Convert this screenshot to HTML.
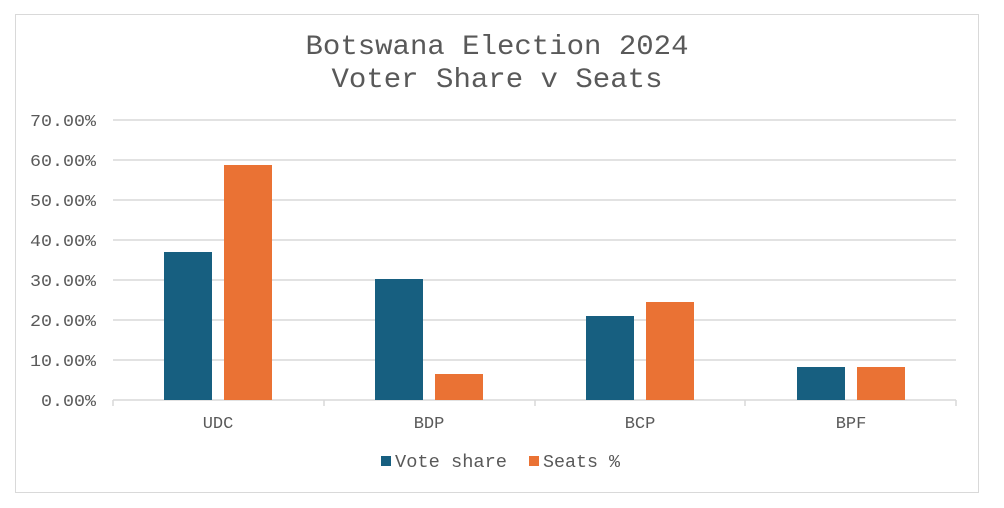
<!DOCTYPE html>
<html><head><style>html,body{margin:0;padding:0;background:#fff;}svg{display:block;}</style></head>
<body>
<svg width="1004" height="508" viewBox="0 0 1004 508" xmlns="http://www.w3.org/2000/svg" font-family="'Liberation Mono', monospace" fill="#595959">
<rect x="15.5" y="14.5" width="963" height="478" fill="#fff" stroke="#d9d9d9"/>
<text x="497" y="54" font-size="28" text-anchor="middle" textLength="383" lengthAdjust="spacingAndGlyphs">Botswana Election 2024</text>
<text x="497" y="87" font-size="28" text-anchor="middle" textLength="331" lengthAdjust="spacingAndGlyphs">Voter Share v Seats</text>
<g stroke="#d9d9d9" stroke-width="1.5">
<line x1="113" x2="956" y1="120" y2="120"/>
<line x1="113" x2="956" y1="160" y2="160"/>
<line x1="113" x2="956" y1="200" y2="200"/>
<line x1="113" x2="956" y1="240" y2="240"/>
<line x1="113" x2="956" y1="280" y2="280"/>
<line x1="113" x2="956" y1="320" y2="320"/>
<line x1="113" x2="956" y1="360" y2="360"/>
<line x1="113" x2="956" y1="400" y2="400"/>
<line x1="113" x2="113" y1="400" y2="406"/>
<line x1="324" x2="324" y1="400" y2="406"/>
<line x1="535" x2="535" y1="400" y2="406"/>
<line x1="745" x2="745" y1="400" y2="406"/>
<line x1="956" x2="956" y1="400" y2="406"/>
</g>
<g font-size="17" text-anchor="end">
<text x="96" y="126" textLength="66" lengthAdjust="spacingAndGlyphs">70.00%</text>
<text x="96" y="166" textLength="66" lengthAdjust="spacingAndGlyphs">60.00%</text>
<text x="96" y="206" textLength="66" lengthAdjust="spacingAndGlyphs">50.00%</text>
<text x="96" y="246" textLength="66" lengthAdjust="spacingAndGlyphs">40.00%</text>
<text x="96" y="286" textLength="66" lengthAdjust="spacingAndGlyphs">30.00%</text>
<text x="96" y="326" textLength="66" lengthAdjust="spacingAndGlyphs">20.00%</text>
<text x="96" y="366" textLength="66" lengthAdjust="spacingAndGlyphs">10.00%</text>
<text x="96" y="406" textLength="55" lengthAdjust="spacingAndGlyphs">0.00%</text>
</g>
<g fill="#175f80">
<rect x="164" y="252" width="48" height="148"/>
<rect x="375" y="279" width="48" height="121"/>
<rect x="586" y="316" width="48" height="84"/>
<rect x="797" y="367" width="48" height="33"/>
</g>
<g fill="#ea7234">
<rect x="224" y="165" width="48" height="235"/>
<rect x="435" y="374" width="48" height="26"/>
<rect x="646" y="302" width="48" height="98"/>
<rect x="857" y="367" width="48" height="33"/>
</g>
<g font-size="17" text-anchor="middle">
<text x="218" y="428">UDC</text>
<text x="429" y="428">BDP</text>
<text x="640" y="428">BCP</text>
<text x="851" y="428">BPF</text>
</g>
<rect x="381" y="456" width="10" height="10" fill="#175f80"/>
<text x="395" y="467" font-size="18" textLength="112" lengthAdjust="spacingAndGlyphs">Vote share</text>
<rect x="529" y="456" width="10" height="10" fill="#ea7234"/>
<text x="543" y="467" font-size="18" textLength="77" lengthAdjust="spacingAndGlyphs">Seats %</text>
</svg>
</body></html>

**THE PROBLEM**
Omit each picture, then return all of the listing exactly as it stands.

**WORKED SOLUTION**
Convert this screenshot to HTML.
<!DOCTYPE html>
<html><head><style>html,body{margin:0;padding:0;background:#fff;}svg{display:block;}</style></head>
<body>
<svg width="1004" height="508" viewBox="0 0 1004 508" xmlns="http://www.w3.org/2000/svg" font-family="'Liberation Mono', monospace" fill="#595959">
<rect x="15.5" y="14.5" width="963" height="478" fill="#fff" stroke="#d9d9d9"/>
<text x="497" y="54" font-size="28" text-anchor="middle" textLength="383" lengthAdjust="spacingAndGlyphs">Botswana Election 2024</text>
<text x="497" y="87" font-size="28" text-anchor="middle" textLength="331" lengthAdjust="spacingAndGlyphs">Voter Share v Seats</text>
<g stroke="#d9d9d9" stroke-width="1.5">
<line x1="113" x2="956" y1="120" y2="120"/>
<line x1="113" x2="956" y1="160" y2="160"/>
<line x1="113" x2="956" y1="200" y2="200"/>
<line x1="113" x2="956" y1="240" y2="240"/>
<line x1="113" x2="956" y1="280" y2="280"/>
<line x1="113" x2="956" y1="320" y2="320"/>
<line x1="113" x2="956" y1="360" y2="360"/>
<line x1="113" x2="956" y1="400" y2="400"/>
<line x1="113" x2="113" y1="400" y2="406"/>
<line x1="324" x2="324" y1="400" y2="406"/>
<line x1="535" x2="535" y1="400" y2="406"/>
<line x1="745" x2="745" y1="400" y2="406"/>
<line x1="956" x2="956" y1="400" y2="406"/>
</g>
<g font-size="17" text-anchor="end">
<text x="96" y="126" textLength="66" lengthAdjust="spacingAndGlyphs">70.00%</text>
<text x="96" y="166" textLength="66" lengthAdjust="spacingAndGlyphs">60.00%</text>
<text x="96" y="206" textLength="66" lengthAdjust="spacingAndGlyphs">50.00%</text>
<text x="96" y="246" textLength="66" lengthAdjust="spacingAndGlyphs">40.00%</text>
<text x="96" y="286" textLength="66" lengthAdjust="spacingAndGlyphs">30.00%</text>
<text x="96" y="326" textLength="66" lengthAdjust="spacingAndGlyphs">20.00%</text>
<text x="96" y="366" textLength="66" lengthAdjust="spacingAndGlyphs">10.00%</text>
<text x="96" y="406" textLength="55" lengthAdjust="spacingAndGlyphs">0.00%</text>
</g>
<g fill="#175f80">
<rect x="164" y="252" width="48" height="148"/>
<rect x="375" y="279" width="48" height="121"/>
<rect x="586" y="316" width="48" height="84"/>
<rect x="797" y="367" width="48" height="33"/>
</g>
<g fill="#ea7234">
<rect x="224" y="165" width="48" height="235"/>
<rect x="435" y="374" width="48" height="26"/>
<rect x="646" y="302" width="48" height="98"/>
<rect x="857" y="367" width="48" height="33"/>
</g>
<g font-size="17" text-anchor="middle">
<text x="218" y="428">UDC</text>
<text x="429" y="428">BDP</text>
<text x="640" y="428">BCP</text>
<text x="851" y="428">BPF</text>
</g>
<rect x="381" y="456" width="10" height="10" fill="#175f80"/>
<text x="395" y="467" font-size="18" textLength="112" lengthAdjust="spacingAndGlyphs">Vote share</text>
<rect x="529" y="456" width="10" height="10" fill="#ea7234"/>
<text x="543" y="467" font-size="18" textLength="77" lengthAdjust="spacingAndGlyphs">Seats %</text>
</svg>
</body></html>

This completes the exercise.